Here's how I think about and talk about agency. Not only when it comes to games, but also in regards to real life.
It's almost always in regards to a particular objectivity. The agency required to achieve political change or agency over my personal earnings. I think agency requires autonomy, power, and information. You need all three in some amount to have any, but can have more or less overall agency depending on the amount of each you have. You need the autonomy to move freely and choose both your ends and your means. You also need the power to bring about change in your environment. Finally you need information so you can make informed choices about how to leverage your power.
In an old school sandbox like Moldvay you start with almost unlimited autonomy. You can pretty much go anywhere and do anything. What you have very little of is power and information. The entire point of the game is to utilize your autonomy in order to gain more power and information so you can have meaningful agency to achieve your goals. In the real world power often comes with less autonomy, but games are not life so as you progress in level you mostly become more powerful and gather more information while retaining your autonomy. It takes skilled play to gain agency.
I will admit that in most of the character focused games I run players generally have less autonomy, but far more power than starting D&D character (and generally a lot more social influence than most D&D characters of any level) and a lot more access to information to make informed decisions. Like a common fictional conceit is that players might play generals, merchants, etc. People that are connected, but have less freedom of movement. Also characters tend to lives with responsibilities they must juggle against their aims. Agency is not something you are expected to earn in the same way. You can gain more through good play, but not much.
While these contrasts all generally apply to the shape of the fiction I'm talking mostly about players here. So like in an old school sandbox information is centered around the player pretty often like knowledge of monsters, traps, etc. In Apocalypse World we use a lot of telegraphing before we punch the player in the metaphorical face.

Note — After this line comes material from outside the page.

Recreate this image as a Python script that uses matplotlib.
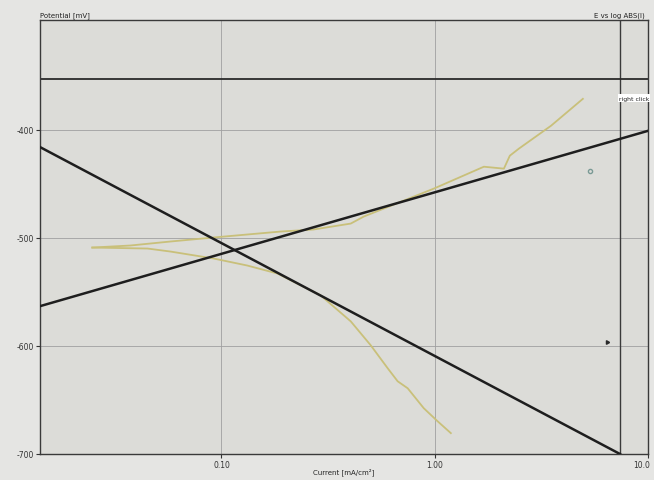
import matplotlib
matplotlib.use("Agg")
import matplotlib.pyplot as plt
from matplotlib.transforms import ScaledTranslation

# ---- data ----
# measured polarisation curve, cathodic branch (from the tip down)
cath_i = [0.0248, 0.0450, 0.0577, 0.0917, 0.132, 0.183, 0.292, 0.404, 0.501,
          0.602, 0.670, 0.747, 0.888, 1.03, 1.19]
cath_E = [-509.0, -509.9, -512.7, -519.1, -525.6, -533.0, -553.3, -577.3, -599.4,
          -620.7, -632.7, -639.2, -657.6, -669.6, -680.7]
# anodic branch (from the tip up)
anod_i = [0.0248, 0.0374, 0.0577, 0.0917, 0.189, 0.270, 0.404, 0.465, 0.989,
          1.70, 2.11, 2.25, 2.48, 3.51, 4.95]
anod_E = [-509.0, -507.1, -503.4, -499.7, -494.2, -492.3, -486.8, -480.3, -454.5,
          -434.2, -436.0, -424.0, -417.5, -396.3, -371.4]
# Tafel fit lines (end points)
tafel_c_i = [0.0140, 7.39]
tafel_c_E = [-415.7, -700.0]
tafel_a_i = [0.0140, 10.0]
tafel_a_E = [-563.4, -401.0]
# cursor lines / markers
cursor_x = 7.39
cursor_y = -353.0
marker_i = [5.35]
marker_E = [-437.9]
pointer_i = [6.4]
pointer_E = [-596.0]

xticks = [0.1, 1.0, 10.0]
xticklabels = ["0.10", "1.00", "10.0"]
yticks = [-400, -500, -600, -700]
yticklabels = ["-400", "-500", "-600", "-700"]

# ---- figure ----
W, H = 654, 481
fig = plt.figure(figsize=(W / 100, H / 100), dpi=100)
fig.patch.set_facecolor("#e5e5e3")
ax = fig.add_axes([40 / W, 1 - 455 / H, 608 / W, (455 - 20.5) / H])
ax.set_facecolor("#dcdcd8")
ax.set_xscale("log")
ax.set_xlim(0.0141, 10.0)
ax.set_ylim(-700, -298)

ax.set_xticks(xticks)
ax.set_xticklabels(xticklabels)
ax.set_xticks([], minor=True)
ax.set_yticks(yticks)
ax.set_yticklabels(yticklabels)
ax.tick_params(axis="both", labelsize=5.5, length=3, width=0.8, color="#333333",
               labelcolor="#333333", pad=1)
ax.grid(True, which="major", color="#a0a0a0", linewidth=0.6)
for s in ax.spines.values():
    s.set_color("#3a3a3a")
    s.set_linewidth(1.0)

# keep the last x label inside the figure
last = ax.get_xticklabels()[-1]
last.set_transform(last.get_transform() + ScaledTranslation(-6 / 100, 0, fig.dpi_scale_trans))

# measured curve
ax.plot(cath_i, cath_E, color="#c9c07a", linewidth=1.3, zorder=3)
ax.plot(anod_i, anod_E, color="#c9c07a", linewidth=1.3, zorder=3)
# Tafel lines
ax.plot(tafel_c_i, tafel_c_E, color="#1e1e1e", linewidth=1.8, zorder=4)
ax.plot(tafel_a_i, tafel_a_E, color="#1e1e1e", linewidth=1.8, zorder=4)
# cursor lines
ax.axvline(cursor_x, color="#3a3a3a", linewidth=1.0, zorder=2)
ax.axhline(cursor_y, color="#2a2a2a", linewidth=1.3, zorder=2)
ax.plot(marker_i, marker_E, marker="o", markersize=3, markerfacecolor="none",
        markeredgecolor="#7a9a95", linestyle="none", zorder=5)
ax.plot(pointer_i, pointer_E, marker=(3, 0, 30), markersize=3, color="#2a2a2a",
        linestyle="none", zorder=5)

# texts
fig.text(40 / W, 1 - 19 / H, "Potential [mV]", fontsize=5, color="#222222",
         ha="left", va="bottom")
fig.text(645 / W, 1 - 19 / H, "E vs log ABS(I)", fontsize=5, color="#222222",
         ha="right", va="bottom")
fig.text(344 / W, 1 - 472 / H, "Current [mA/cm²]", fontsize=5, color="#222222",
         ha="center", va="center")
fig.text(619 / W, 1 - 99 / H, "right click", fontsize=4.4, color="#222222",
         ha="left", va="center",
         bbox=dict(boxstyle="square,pad=0.2", facecolor="white", edgecolor="none"))

fig.savefig("out.png", dpi=100, facecolor=fig.get_facecolor())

A good analysis, as far as it goes....
The point of rules being ot limit options sufficiently to enable meaningful interactions. Excess agency doesn't lead to more play, but to a lack of direction to move in. The point of session 0 is likewise to set limits on story so as to productively produce interesting-to-the-players situations.
One of the things covered in an MAEd program is how to elicit maximum creativity from children - and it is proven that maximum creativity is attained with clear directives and a framework to work within. So, not, "how was your summer?" but, "What cool thing did you do this summer?" The first gets 1-liners. The second gets kidergardeners trying to write essays... in stickfigure drawings, with the few words they can spell...
RPGs are much the same... a framework makes creativity easier.
For some, the level of maximum creativity is more constrained, and they need a clear combination of rules and setting to be comfortable being creative - sometimes down to the level of minis wargame with connections. For others, it's just a casual agreement to genre and trusting others to not overwrite one's contributions, with a provision controlling who gets to narrate when.
Agency without framework lacks meaning. Framework without agency is literature, theater, movies, television...
An interesting literary corpus has a character that, if played in a game, would have
too much agency - Q only works because the medium has no true agency, and the authors have chosen to limit the characters choices by Q's warped morality - Q isn't lacking in a moral code - he's clearly got one, and it's the only thing that keeps him testing humanity. We know Q is one of at least 5 Q in the continuum... the level of agency each would have is comparable to a GM's... and 4 GM's with no limits is almost unplayable.
A party of 4 members of the Q continuum are limited only in their morality and the Continuum's ethical standards. (Noting that Q {DeLancie} is clearly borderline on continuum ethics... as we see in several episodes. Q{Bernsen} points this out explicitly in one episode.)
The highest level of agency I've encountered in play is not quite Q-level - Wick's HotBlooded engine, in the form of
Blood and Honor, which is samurai. It sets just enough framework to enable story control to be meaningful...
Story requires conflict - many stories are conflict in the form of combat. It's an easy method - one that is also mechanically interesting in most rulesets.
Too much agency makes conflict meaningless, because one can just narrate it away with a handwave if one has sufficient allowed agency.
So,
Agency isn't the ultimate parameter: it has to be a resource used in appropriate levels. It's part of a package that makes the game.